Like any building, the Library of Parliament requires constant maintenance to ensure its proper performance and longevity. In 2002, as part of a decade long conservation, rehabilitation and upgrade process, the library closed its doors for 4 years. Leading the work were four architectural practices: Ogilvie and Hogg, Ottawa; Desnoyers Mercure & Associes, Montreal; Spencer R. Higgins Architects, Toronto; and Michael Lundholm Associates Architects, Toronto. Each firm provided a distinct skill for the project, working together to update and maintain this Canadian icon.

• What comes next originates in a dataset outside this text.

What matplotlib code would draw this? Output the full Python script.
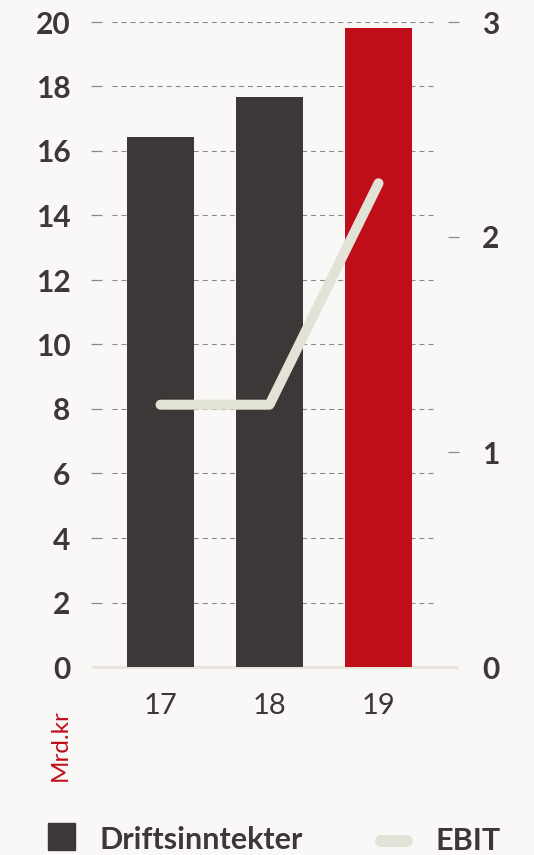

Ogilvie and Hogg managed the project. Desnoyers Mercure & Associes acted as the design architects, developing and implementing the heritage conservation strategy as well as the programmatic requirements outlined by the two remaining members of the architectural team. Spencer R. Higgins Architect had originally performed a preliminary historic building survey of the Library in 1990, and continued their research into the history of library as well as documenting the existing built fabric and consulting on a range of interventions thereafter–notably a new roof design. Last but not least, Michael Lundholm Associates Architects was responsible for interior planning and design of the library, including the architectural furniture in the Reading Room.2
Thanks to these conservation efforts, today the library continues to offer information, reference and research services to parliamentarians and their staff, parliamentary committees, associations and delegations, and senior Senate and House of Commons officials. Through its services, publications and collections, the Library of Parliament tries to anticipate the needs of a busy Parliament. The library has become a symbol of Canada’s identity, featured prominently in postage stamps, souvenirs, and the ten dollar bill. Its design captures Canada’s journey in defining its own national character, with features referencing a strong British tradition and materials and details suggesting a uniquely Canadian identity.
1. Report of the Commission Appointed to Inquire into Matters Connected with the Public Buildings At Ottawa. 1863 2. Chodikoff, Ian. Parliamentary Briefing in Canadian Architect, September 1, 2006.